1. **Python Core Fluency** (31d) — values, strings, lists, dicts, functions, decorators, type hints
2. **Pythonic Tools & I/O** (27d) — comprehensions, async, dataclasses, classes, context managers, files
3. **Quality & Production-Grade** (21d) — errors, pytest, logging, profiling, concurrency choice
4. **Data Structures from Scratch** (19d) — stacks, linked lists, trees, heaps, hash tables
5. **Algorithms** (25d) — recursion, sorting, graphs, DP, greedy, backtracking
6. **Packaging, AST, Capstone** (12d) — `uv` packaging, AST, ship a real CLI

Phases 1–5 each end in a 3-day phase project. Phase 6 is the 8-day
capstone.

## Roadmap

- **Python** — shipped (135 days)
- **C** — planned (memory, pointers, undefined behavior intuition)
- **C++** — planned (RAII, templates, modern C++)
- **Rust** — planned (ownership, lifetimes, error handling — yes, on top of Rustlings, with a different ladder)
- **Go** — planned (interfaces, goroutines, the philosophy)

The runner is language-agnostic.

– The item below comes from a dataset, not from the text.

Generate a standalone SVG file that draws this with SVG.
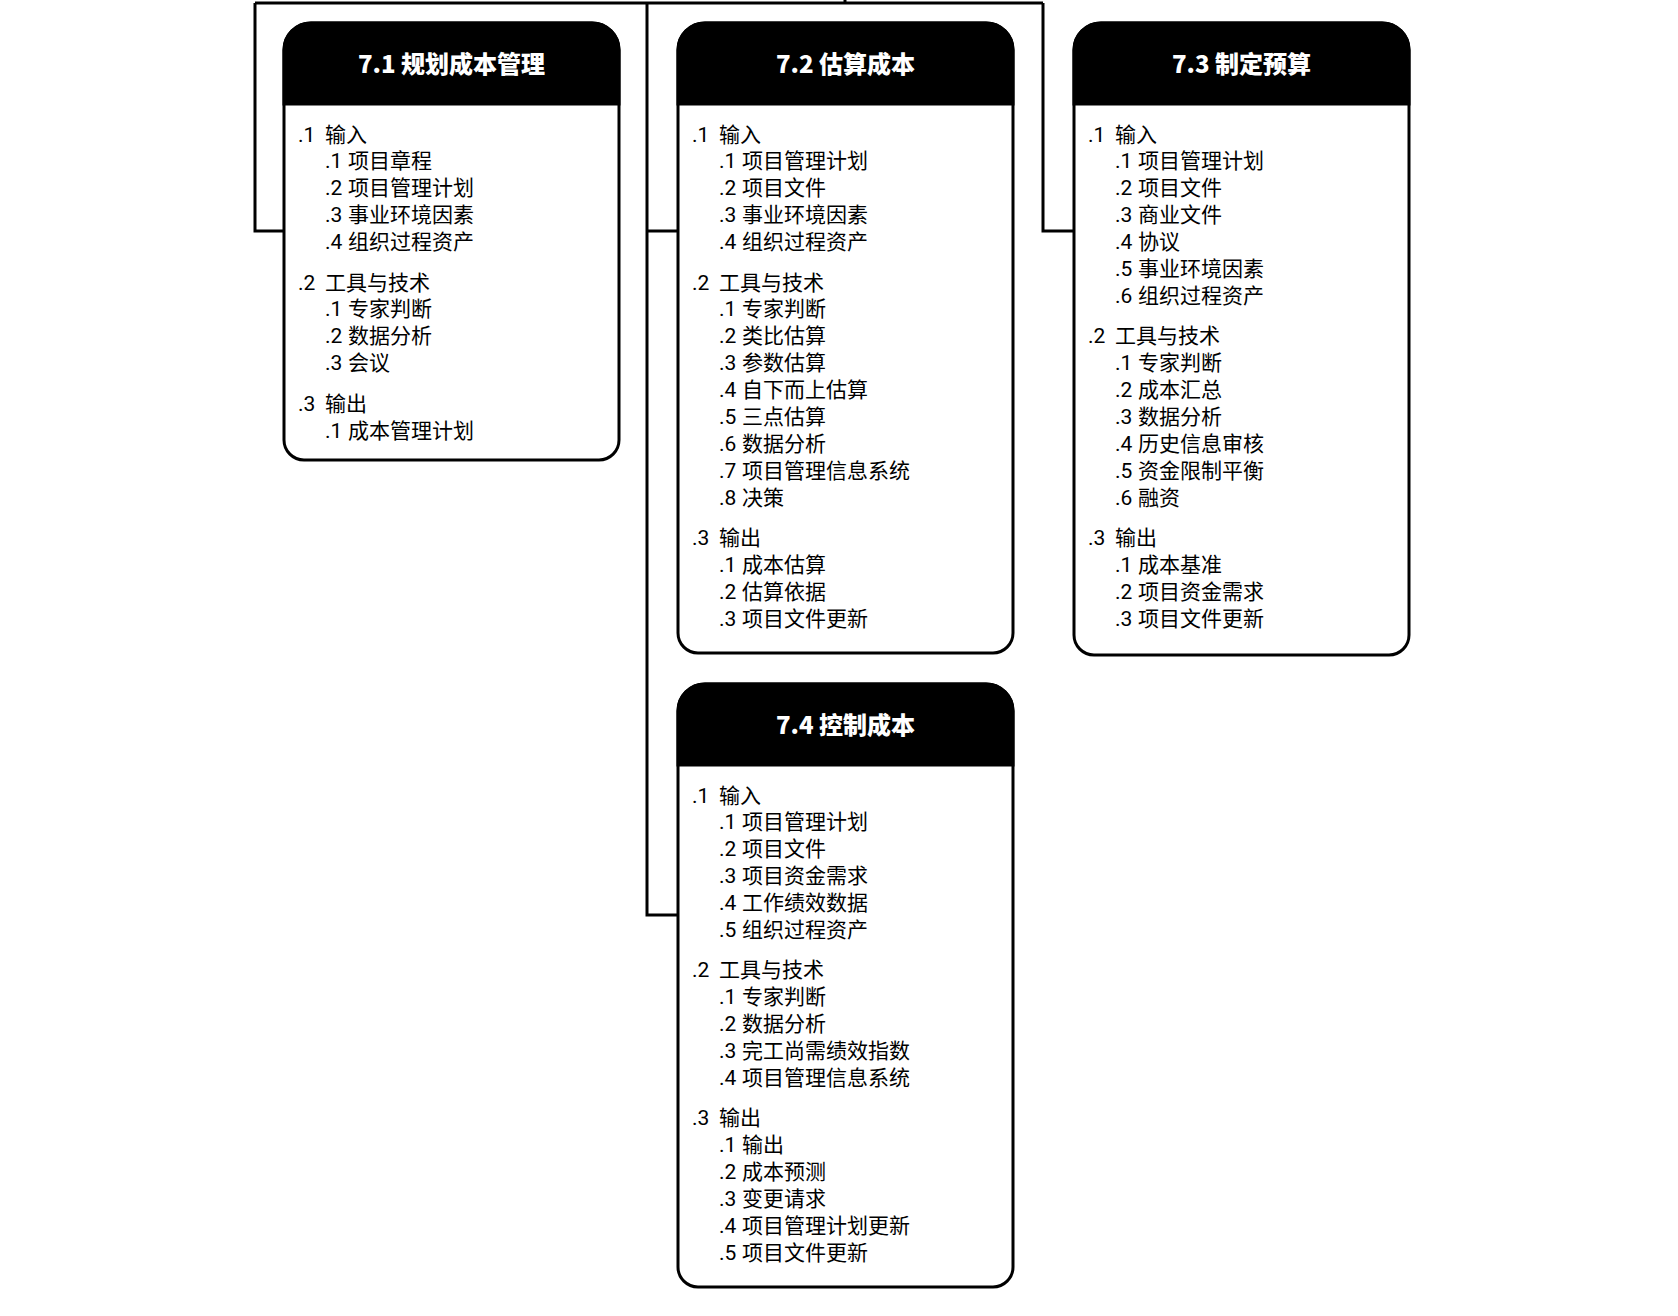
<svg xmlns="http://www.w3.org/2000/svg" width="1678" height="1316" viewBox="0 0 1678 1316">
<defs>
<style>
.box{fill:#fff;stroke:#000;stroke-width:3}
.hdr{fill:#000;stroke:#000;stroke-width:3}
.ttl{font-family:"Noto Sans CJK SC","Noto Sans",sans-serif;font-weight:900;font-size:24px;fill:#fff;text-anchor:middle}
.t{font-family:Roboto,"Noto Sans CJK SC",sans-serif;font-size:21px;fill:#000}
.conn{fill:none;stroke:#000;stroke-width:3}
</style>
</defs>
<rect width="1678" height="1316" fill="#fff"/>
<g id="connectors">
<path class="conn" d="M845,0 V3"/>
<path class="conn" d="M255,3 H1043"/>
<path class="conn" d="M255,3 V231 H283"/>
<path class="conn" d="M647,3 V915 H677"/>
<path class="conn" d="M647,231 H677"/>
<path class="conn" d="M1043,3 V231 H1073"/>
</g>
<g id="n71" transform="translate(284,23)">
<path class="box" d="M0,27 A27,27 0 0 1 27,0 H308 A27,27 0 0 1 335,27 V417 A20,20 0 0 1 315,437 H20 A20,20 0 0 1 0,417 Z"/>
<path class="hdr" d="M0,27 A27,27 0 0 1 27,0 H308 A27,27 0 0 1 335,27 V81 H0 Z"/>
<text class="ttl" x="167.5" y="50">7.1 规划成本管理</text>
<g transform="translate(0,-1)">
<text class="t"><tspan x="14" y="119.5">.1</tspan><tspan x="41" y="119.5">输入</tspan></text>
<text class="t"><tspan x="41" y="146.4">.1</tspan><tspan x="64" y="146.4">项目章程</tspan></text>
<text class="t"><tspan x="41" y="173.3">.2</tspan><tspan x="64" y="173.3">项目管理计划</tspan></text>
<text class="t"><tspan x="41" y="200.2">.3</tspan><tspan x="64" y="200.2">事业环境因素</tspan></text>
<text class="t"><tspan x="41" y="227.1">.4</tspan><tspan x="64" y="227.1">组织过程资产</tspan></text>
<text class="t"><tspan x="14" y="267.5">.2</tspan><tspan x="41" y="267.5">工具与技术</tspan></text>
<text class="t"><tspan x="41" y="294.4">.1</tspan><tspan x="64" y="294.4">专家判断</tspan></text>
<text class="t"><tspan x="41" y="321.3">.2</tspan><tspan x="64" y="321.3">数据分析</tspan></text>
<text class="t"><tspan x="41" y="348.2">.3</tspan><tspan x="64" y="348.2">会议</tspan></text>
<text class="t"><tspan x="14" y="388.6">.3</tspan><tspan x="41" y="388.6">输出</tspan></text>
<text class="t"><tspan x="41" y="415.5">.1</tspan><tspan x="64" y="415.5">成本管理计划</tspan></text>
</g>
</g>
<g id="n72" transform="translate(678,23)">
<path class="box" d="M0,27 A27,27 0 0 1 27,0 H308 A27,27 0 0 1 335,27 V610 A20,20 0 0 1 315,630 H20 A20,20 0 0 1 0,610 Z"/>
<path class="hdr" d="M0,27 A27,27 0 0 1 27,0 H308 A27,27 0 0 1 335,27 V81 H0 Z"/>
<text class="ttl" x="167.5" y="50">7.2 估算成本</text>
<g transform="translate(0,-1)">
<text class="t"><tspan x="14" y="119.5">.1</tspan><tspan x="41" y="119.5">输入</tspan></text>
<text class="t"><tspan x="41" y="146.4">.1</tspan><tspan x="64" y="146.4">项目管理计划</tspan></text>
<text class="t"><tspan x="41" y="173.3">.2</tspan><tspan x="64" y="173.3">项目文件</tspan></text>
<text class="t"><tspan x="41" y="200.2">.3</tspan><tspan x="64" y="200.2">事业环境因素</tspan></text>
<text class="t"><tspan x="41" y="227.1">.4</tspan><tspan x="64" y="227.1">组织过程资产</tspan></text>
<text class="t"><tspan x="14" y="267.5">.2</tspan><tspan x="41" y="267.5">工具与技术</tspan></text>
<text class="t"><tspan x="41" y="294.4">.1</tspan><tspan x="64" y="294.4">专家判断</tspan></text>
<text class="t"><tspan x="41" y="321.3">.2</tspan><tspan x="64" y="321.3">类比估算</tspan></text>
<text class="t"><tspan x="41" y="348.2">.3</tspan><tspan x="64" y="348.2">参数估算</tspan></text>
<text class="t"><tspan x="41" y="375.1">.4</tspan><tspan x="64" y="375.1">自下而上估算</tspan></text>
<text class="t"><tspan x="41" y="402">.5</tspan><tspan x="64" y="402">三点估算</tspan></text>
<text class="t"><tspan x="41" y="428.9">.6</tspan><tspan x="64" y="428.9">数据分析</tspan></text>
<text class="t"><tspan x="41" y="455.8">.7</tspan><tspan x="64" y="455.8">项目管理信息系统</tspan></text>
<text class="t"><tspan x="41" y="482.7">.8</tspan><tspan x="64" y="482.7">决策</tspan></text>
<text class="t"><tspan x="14" y="523.1">.3</tspan><tspan x="41" y="523.1">输出</tspan></text>
<text class="t"><tspan x="41" y="550">.1</tspan><tspan x="64" y="550">成本估算</tspan></text>
<text class="t"><tspan x="41" y="576.9">.2</tspan><tspan x="64" y="576.9">估算依据</tspan></text>
<text class="t"><tspan x="41" y="603.8">.3</tspan><tspan x="64" y="603.8">项目文件更新</tspan></text>
</g>
</g>
<g id="n73" transform="translate(1074,23)">
<path class="box" d="M0,27 A27,27 0 0 1 27,0 H308 A27,27 0 0 1 335,27 V612 A20,20 0 0 1 315,632 H20 A20,20 0 0 1 0,612 Z"/>
<path class="hdr" d="M0,27 A27,27 0 0 1 27,0 H308 A27,27 0 0 1 335,27 V81 H0 Z"/>
<text class="ttl" x="167.5" y="50">7.3 制定预算</text>
<g transform="translate(0,-1)">
<text class="t"><tspan x="14" y="119.5">.1</tspan><tspan x="41" y="119.5">输入</tspan></text>
<text class="t"><tspan x="41" y="146.4">.1</tspan><tspan x="64" y="146.4">项目管理计划</tspan></text>
<text class="t"><tspan x="41" y="173.3">.2</tspan><tspan x="64" y="173.3">项目文件</tspan></text>
<text class="t"><tspan x="41" y="200.2">.3</tspan><tspan x="64" y="200.2">商业文件</tspan></text>
<text class="t"><tspan x="41" y="227.1">.4</tspan><tspan x="64" y="227.1">协议</tspan></text>
<text class="t"><tspan x="41" y="254">.5</tspan><tspan x="64" y="254">事业环境因素</tspan></text>
<text class="t"><tspan x="41" y="280.9">.6</tspan><tspan x="64" y="280.9">组织过程资产</tspan></text>
<text class="t"><tspan x="14" y="321.3">.2</tspan><tspan x="41" y="321.3">工具与技术</tspan></text>
<text class="t"><tspan x="41" y="348.2">.1</tspan><tspan x="64" y="348.2">专家判断</tspan></text>
<text class="t"><tspan x="41" y="375.1">.2</tspan><tspan x="64" y="375.1">成本汇总</tspan></text>
<text class="t"><tspan x="41" y="402">.3</tspan><tspan x="64" y="402">数据分析</tspan></text>
<text class="t"><tspan x="41" y="428.9">.4</tspan><tspan x="64" y="428.9">历史信息审核</tspan></text>
<text class="t"><tspan x="41" y="455.8">.5</tspan><tspan x="64" y="455.8">资金限制平衡</tspan></text>
<text class="t"><tspan x="41" y="482.7">.6</tspan><tspan x="64" y="482.7">融资</tspan></text>
<text class="t"><tspan x="14" y="523.1">.3</tspan><tspan x="41" y="523.1">输出</tspan></text>
<text class="t"><tspan x="41" y="550">.1</tspan><tspan x="64" y="550">成本基准</tspan></text>
<text class="t"><tspan x="41" y="576.9">.2</tspan><tspan x="64" y="576.9">项目资金需求</tspan></text>
<text class="t"><tspan x="41" y="603.8">.3</tspan><tspan x="64" y="603.8">项目文件更新</tspan></text>
</g>
</g>
<g id="n74" transform="translate(678,684)">
<path class="box" d="M0,27 A27,27 0 0 1 27,0 H308 A27,27 0 0 1 335,27 V583 A20,20 0 0 1 315,603 H20 A20,20 0 0 1 0,583 Z"/>
<path class="hdr" d="M0,27 A27,27 0 0 1 27,0 H308 A27,27 0 0 1 335,27 V81 H0 Z"/>
<text class="ttl" x="167.5" y="50">7.4 控制成本</text>
<g transform="translate(0,-1)">
<text class="t"><tspan x="14" y="119.5">.1</tspan><tspan x="41" y="119.5">输入</tspan></text>
<text class="t"><tspan x="41" y="146.4">.1</tspan><tspan x="64" y="146.4">项目管理计划</tspan></text>
<text class="t"><tspan x="41" y="173.3">.2</tspan><tspan x="64" y="173.3">项目文件</tspan></text>
<text class="t"><tspan x="41" y="200.2">.3</tspan><tspan x="64" y="200.2">项目资金需求</tspan></text>
<text class="t"><tspan x="41" y="227.1">.4</tspan><tspan x="64" y="227.1">工作绩效数据</tspan></text>
<text class="t"><tspan x="41" y="254">.5</tspan><tspan x="64" y="254">组织过程资产</tspan></text>
<text class="t"><tspan x="14" y="294.4">.2</tspan><tspan x="41" y="294.4">工具与技术</tspan></text>
<text class="t"><tspan x="41" y="321.3">.1</tspan><tspan x="64" y="321.3">专家判断</tspan></text>
<text class="t"><tspan x="41" y="348.2">.2</tspan><tspan x="64" y="348.2">数据分析</tspan></text>
<text class="t"><tspan x="41" y="375.1">.3</tspan><tspan x="64" y="375.1">完工尚需绩效指数</tspan></text>
<text class="t"><tspan x="41" y="402">.4</tspan><tspan x="64" y="402">项目管理信息系统</tspan></text>
<text class="t"><tspan x="14" y="442.4">.3</tspan><tspan x="41" y="442.4">输出</tspan></text>
<text class="t"><tspan x="41" y="469.3">.1</tspan><tspan x="64" y="469.3">输出</tspan></text>
<text class="t"><tspan x="41" y="496.2">.2</tspan><tspan x="64" y="496.2">成本预测</tspan></text>
<text class="t"><tspan x="41" y="523.1">.3</tspan><tspan x="64" y="523.1">变更请求</tspan></text>
<text class="t"><tspan x="41" y="550">.4</tspan><tspan x="64" y="550">项目管理计划更新</tspan></text>
<text class="t"><tspan x="41" y="576.9">.5</tspan><tspan x="64" y="576.9">项目文件更新</tspan></text>
</g>
</g>
</svg>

Each track ships its own curriculum
and test driver under the same `bytelings` UX.

## Why this exists

Most curricula teach concepts in **blocked** order: all syntax, then
all data structures, then all algorithms. Research consistently shows
**interleaved** practice (mix topics each day) produces dramatically
better long-term retention.

And most courses skip the bottom rungs of any concept ladder — they
parachute you onto "implement merge sort from scratch" without first
giving you the worked example, the broken-file drill, or the
scaffolded version. That's why so many self-taught engineers feel
comfortable *reading* code but freeze when asked to *write* something
non-trivial.

bytelings is the curriculum I wished existed when I was decent at
Python but still reaching for syntax references daily.

## Acknowledgements

This project is **deeply inspired by**
[**Rustlings**](https://github.com/rust-lang/rustlings) (carol-nichols
& contributors). The "save → watch → green panel" loop, the `init` /
`hint` / `reset` / `run` command shape, and the "small exercises in a
single concept" philosophy all come straight from there. If you do
Rust, do Rustlings first; bytelings borrows their playbook for other
languages.

Other inspirations: [Codewars](https://www.codewars.com) and
[100 Days of Python](https://replit.com/learn/100-days-of-python).

## License

MIT. Curriculum content is also MIT — fork it, remix it, build your
own bytelings track for any language you want.

## Contributing

Bug reports, content fixes, and new-language curriculum tracks all
welcome. The runner is small (~1000 LOC); adding a new language means
shipping a new `_curriculum/<lang>/` tree and a `<lang>_test.py`
discriminator. See `CONTRIBUTING.md` (TBA).